--- Work to complete ---
Write out each line of the listing as it stands, without the images.

--- Data provided ---
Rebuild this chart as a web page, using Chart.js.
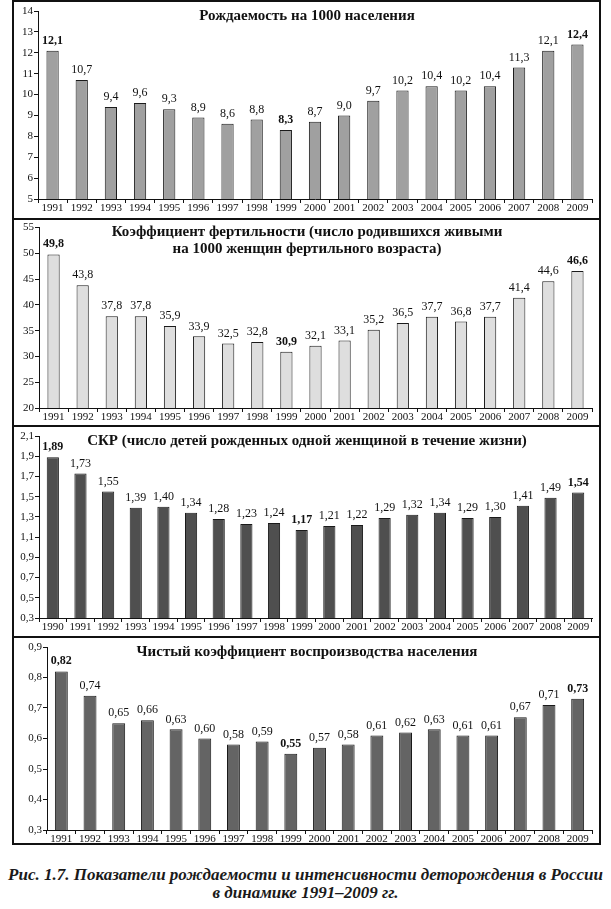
<!DOCTYPE html>
<html lang="ru">
<head>
<meta charset="utf-8">
<title>Показатели рождаемости</title>
<script src="https://cdn.jsdelivr.net/npm/chart.js@4.4.1/dist/chart.umd.min.js"></script>
<style>
  html, body { margin: 0; padding: 0; background: #fff; }
  body { width: 611px; height: 909px; position: relative; overflow: hidden; }
  .frame { position: absolute; left: 12px; top: 0; width: 585px; border: 2px solid #111; }
  .panel { position: relative; border-bottom: 2px solid #111; }
  .panel:last-child { border-bottom: none; }
  .panel canvas { display: block; }
  .caption {
    position: absolute; left: 0; top: 866px; width: 611px;
    text-align: center; white-space: nowrap; color: #1a1a1a;
    font: italic bold 17px 'Liberation Serif', 'Times New Roman', serif;
    line-height: 18px;
  }
</style>
</head>
<body>
<div class="frame">
  <div class="panel"><canvas id="birthChart" width="585" height="216"></canvas></div>
  <div class="panel"><canvas id="fertChart" width="585" height="205"></canvas></div>
  <div class="panel"><canvas id="tfrChart" width="585" height="209"></canvas></div>
  <div class="panel"><canvas id="netChart" width="585" height="205"></canvas></div>
</div>
<div class="caption">Рис. 1.7. Показатели рождаемости и интенсивности деторождения в России<br>в динамике 1991–2009 гг.</div>

<script>
// categories
const years91 = ['1991', '1992', '1993', '1994', '1995', '1996', '1997', '1998', '1999', '2000',
  '2001', '2002', '2003', '2004', '2005', '2006', '2007', '2008', '2009'];
const years90 = ['1990'].concat(years91);

// series values
const birthRate = [12.1, 10.7, 9.4, 9.6, 9.3, 8.9, 8.6, 8.8, 8.3, 8.7, 9.0, 9.7, 10.2, 10.4, 10.2, 10.4, 11.3, 12.1, 12.4];
const fertility = [49.8, 43.8, 37.8, 37.8, 35.9, 33.9, 32.5, 32.8, 30.9, 32.1, 33.1, 35.2, 36.5, 37.7, 36.8, 37.7, 41.4, 44.6, 46.6];
const tfr = [1.89, 1.73, 1.55, 1.39, 1.40, 1.34, 1.28, 1.23, 1.24, 1.17, 1.21, 1.22, 1.29, 1.32, 1.34, 1.29, 1.30, 1.41, 1.49, 1.54];
const netRate = [0.82, 0.74, 0.65, 0.66, 0.63, 0.60, 0.58, 0.59, 0.55, 0.57, 0.58, 0.61, 0.62, 0.63, 0.61, 0.61, 0.67, 0.71, 0.73];

// which value labels are printed in bold (first, lowest, last)
const birthBold = [0, 8, 18];
const fertBold = [0, 8, 18];
const tfrBold = [0, 9, 19];
const netBold = [0, 8, 18];

// y axis ranges: [min, max, step]
const birthAxis = [5, 14, 1];
const fertAxis = [20, 55, 5];
const tfrAxis = [0.3, 2.1, 0.2];
const netAxis = [0.3, 0.9, 0.1];

const FONT = "'Liberation Serif', 'Times New Roman', serif";
const INK = '#111';

const fmt = (v, d) => v.toFixed(d).replace('.', ',');

// draws value labels above bars and the panel title inside the plot
const panelText = {
  id: 'panelText',
  afterDatasetsDraw(chart, args, opts) {
    const ctx = chart.ctx;
    const values = chart.data.datasets[0].data;
    ctx.save();
    ctx.fillStyle = INK;
    ctx.textAlign = 'center';
    ctx.textBaseline = 'bottom';
    chart.getDatasetMeta(0).data.forEach((bar, i) => {
      ctx.font = (opts.bold.includes(i) ? 'bold ' : '') + '12px ' + FONT;
      ctx.fillText(fmt(values[i], opts.decimals), bar.x, bar.y - 4);
    });
    ctx.font = 'bold 15px ' + FONT;
    ctx.textBaseline = 'middle';
    opts.title.forEach((line, k) => ctx.fillText(line, 293, opts.titleY[k]));
    ctx.restore();
  }
};

function makeChart(id, p) {
  return new Chart(document.getElementById(id), {
    type: 'bar',
    data: {
      labels: p.labels,
      datasets: [{
        data: p.values,
        backgroundColor: p.color,
        borderColor: '#1a1a1a',
        borderWidth: 1,
        barPercentage: p.barPct,
        categoryPercentage: 1
      }]
    },
    options: {
      responsive: false,
      animation: false,
      layout: { padding: { top: p.top, right: 7, left: 0, bottom: 0 } },
      plugins: {
        legend: { display: false },
        tooltip: { enabled: false },
        panelText: { bold: p.bold, decimals: p.decimals, title: p.title, titleY: p.titleY }
      },
      scales: {
        x: {
          afterFit: s => { s.height = p.xHeight; },
          grid: { drawOnChartArea: false, offset: true, tickLength: 4, color: INK },
          border: { color: INK, width: 1 },
          ticks: { color: INK, padding: -1, autoSkip: false, maxRotation: 0, font: { family: FONT, size: 11 } }
        },
        y: {
          min: p.axis[0],
          max: p.axis[1],
          afterFit: s => { s.width = p.yWidth; },
          grid: { drawOnChartArea: false, tickLength: 4, color: INK },
          border: { color: INK, width: 1 },
          ticks: {
            stepSize: p.axis[2],
            color: INK,
            padding: 1,
            font: { family: FONT, size: 11 },
            callback: v => fmt(v, p.tickDecimals)
          }
        }
      }
    },
    plugins: [panelText]
  });
}

makeChart('birthChart', {
  labels: years91, values: birthRate, bold: birthBold, axis: birthAxis,
  color: '#a0a0a0', decimals: 1, tickDecimals: 0, barPct: 0.42,
  title: ['Рождаемость на 1000 населения'], titleY: [14],
  top: 9, xHeight: 19, yWidth: 24
});

makeChart('fertChart', {
  labels: years91, values: fertility, bold: fertBold, axis: fertAxis,
  color: '#dedede', decimals: 1, tickDecimals: 0, barPct: 0.42,
  title: ['Коэффициент фертильности (число родившихся живыми', 'на 1000 женщин фертильного возраста)'],
  titleY: [12, 29],
  top: 7, xHeight: 17, yWidth: 25
});

makeChart('tfrChart', {
  labels: years90, values: tfr, bold: tfrBold, axis: tfrAxis,
  color: '#4f4f4f', decimals: 2, tickDecimals: 1, barPct: 0.44,
  title: ['СКР (число детей рожденных одной женщиной в течение жизни)'], titleY: [14],
  top: 9, xHeight: 18, yWidth: 25
});

makeChart('netChart', {
  labels: years91, values: netRate, bold: netBold, axis: netAxis,
  color: '#646464', decimals: 2, tickDecimals: 1, barPct: 0.45,
  title: ['Чистый коэффициент воспроизводства населения'], titleY: [14],
  top: 9, xHeight: 13, yWidth: 33
});
</script>
</body>
</html>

--- Reply ---
Rebuild this chart as a web page, using Chart.js.
<!DOCTYPE html>
<html lang="ru">
<head>
<meta charset="utf-8">
<title>Показатели рождаемости</title>
<script src="https://cdn.jsdelivr.net/npm/chart.js@4.4.1/dist/chart.umd.min.js"></script>
<style>
  html, body { margin: 0; padding: 0; background: #fff; }
  body { width: 611px; height: 909px; position: relative; overflow: hidden; }
  .frame { position: absolute; left: 12px; top: 0; width: 585px; border: 2px solid #111; }
  .panel { position: relative; border-bottom: 2px solid #111; }
  .panel:last-child { border-bottom: none; }
  .panel canvas { display: block; }
  .caption {
    position: absolute; left: 0; top: 866px; width: 611px;
    text-align: center; white-space: nowrap; color: #1a1a1a;
    font: italic bold 17px 'Liberation Serif', 'Times New Roman', serif;
    line-height: 18px;
  }
</style>
</head>
<body>
<div class="frame">
  <div class="panel"><canvas id="birthChart" width="585" height="216"></canvas></div>
  <div class="panel"><canvas id="fertChart" width="585" height="205"></canvas></div>
  <div class="panel"><canvas id="tfrChart" width="585" height="209"></canvas></div>
  <div class="panel"><canvas id="netChart" width="585" height="205"></canvas></div>
</div>
<div class="caption">Рис. 1.7. Показатели рождаемости и интенсивности деторождения в России<br>в динамике 1991–2009 гг.</div>

<script>
// categories
const years91 = ['1991', '1992', '1993', '1994', '1995', '1996', '1997', '1998', '1999', '2000',
  '2001', '2002', '2003', '2004', '2005', '2006', '2007', '2008', '2009'];
const years90 = ['1990'].concat(years91);

// series values
const birthRate = [12.1, 10.7, 9.4, 9.6, 9.3, 8.9, 8.6, 8.8, 8.3, 8.7, 9.0, 9.7, 10.2, 10.4, 10.2, 10.4, 11.3, 12.1, 12.4];
const fertility = [49.8, 43.8, 37.8, 37.8, 35.9, 33.9, 32.5, 32.8, 30.9, 32.1, 33.1, 35.2, 36.5, 37.7, 36.8, 37.7, 41.4, 44.6, 46.6];
const tfr = [1.89, 1.73, 1.55, 1.39, 1.40, 1.34, 1.28, 1.23, 1.24, 1.17, 1.21, 1.22, 1.29, 1.32, 1.34, 1.29, 1.30, 1.41, 1.49, 1.54];
const netRate = [0.82, 0.74, 0.65, 0.66, 0.63, 0.60, 0.58, 0.59, 0.55, 0.57, 0.58, 0.61, 0.62, 0.63, 0.61, 0.61, 0.67, 0.71, 0.73];

// which value labels are printed in bold (first, lowest, last)
const birthBold = [0, 8, 18];
const fertBold = [0, 8, 18];
const tfrBold = [0, 9, 19];
const netBold = [0, 8, 18];

// y axis ranges: [min, max, step]
const birthAxis = [5, 14, 1];
const fertAxis = [20, 55, 5];
const tfrAxis = [0.3, 2.1, 0.2];
const netAxis = [0.3, 0.9, 0.1];

const FONT = "'Liberation Serif', 'Times New Roman', serif";
const INK = '#111';

const fmt = (v, d) => v.toFixed(d).replace('.', ',');

// draws value labels above bars and the panel title inside the plot
const panelText = {
  id: 'panelText',
  afterDatasetsDraw(chart, args, opts) {
    const ctx = chart.ctx;
    const values = chart.data.datasets[0].data;
    ctx.save();
    ctx.fillStyle = INK;
    ctx.textAlign = 'center';
    ctx.textBaseline = 'bottom';
    chart.getDatasetMeta(0).data.forEach((bar, i) => {
      ctx.font = (opts.bold.includes(i) ? 'bold ' : '') + '12px ' + FONT;
      ctx.fillText(fmt(values[i], opts.decimals), bar.x, bar.y - 4);
    });
    ctx.font = 'bold 15px ' + FONT;
    ctx.textBaseline = 'middle';
    opts.title.forEach((line, k) => ctx.fillText(line, 293, opts.titleY[k]));
    ctx.restore();
  }
};

function makeChart(id, p) {
  return new Chart(document.getElementById(id), {
    type: 'bar',
    data: {
      labels: p.labels,
      datasets: [{
        data: p.values,
        backgroundColor: p.color,
        borderColor: '#1a1a1a',
        borderWidth: 1,
        barPercentage: p.barPct,
        categoryPercentage: 1
      }]
    },
    options: {
      responsive: false,
      animation: false,
      layout: { padding: { top: p.top, right: 7, left: 0, bottom: 0 } },
      plugins: {
        legend: { display: false },
        tooltip: { enabled: false },
        panelText: { bold: p.bold, decimals: p.decimals, title: p.title, titleY: p.titleY }
      },
      scales: {
        x: {
          afterFit: s => { s.height = p.xHeight; },
          grid: { drawOnChartArea: false, offset: true, tickLength: 4, color: INK },
          border: { color: INK, width: 1 },
          ticks: { color: INK, padding: -1, autoSkip: false, maxRotation: 0, font: { family: FONT, size: 11 } }
        },
        y: {
          min: p.axis[0],
          max: p.axis[1],
          afterFit: s => { s.width = p.yWidth; },
          grid: { drawOnChartArea: false, tickLength: 4, color: INK },
          border: { color: INK, width: 1 },
          ticks: {
            stepSize: p.axis[2],
            color: INK,
            padding: 1,
            font: { family: FONT, size: 11 },
            callback: v => fmt(v, p.tickDecimals)
          }
        }
      }
    },
    plugins: [panelText]
  });
}

makeChart('birthChart', {
  labels: years91, values: birthRate, bold: birthBold, axis: birthAxis,
  color: '#a0a0a0', decimals: 1, tickDecimals: 0, barPct: 0.42,
  title: ['Рождаемость на 1000 населения'], titleY: [14],
  top: 9, xHeight: 19, yWidth: 24
});

makeChart('fertChart', {
  labels: years91, values: fertility, bold: fertBold, axis: fertAxis,
  color: '#dedede', decimals: 1, tickDecimals: 0, barPct: 0.42,
  title: ['Коэффициент фертильности (число родившихся живыми', 'на 1000 женщин фертильного возраста)'],
  titleY: [12, 29],
  top: 7, xHeight: 17, yWidth: 25
});

makeChart('tfrChart', {
  labels: years90, values: tfr, bold: tfrBold, axis: tfrAxis,
  color: '#4f4f4f', decimals: 2, tickDecimals: 1, barPct: 0.44,
  title: ['СКР (число детей рожденных одной женщиной в течение жизни)'], titleY: [14],
  top: 9, xHeight: 18, yWidth: 25
});

makeChart('netChart', {
  labels: years91, values: netRate, bold: netBold, axis: netAxis,
  color: '#646464', decimals: 2, tickDecimals: 1, barPct: 0.45,
  title: ['Чистый коэффициент воспроизводства населения'], titleY: [14],
  top: 9, xHeight: 13, yWidth: 33
});
</script>
</body>
</html>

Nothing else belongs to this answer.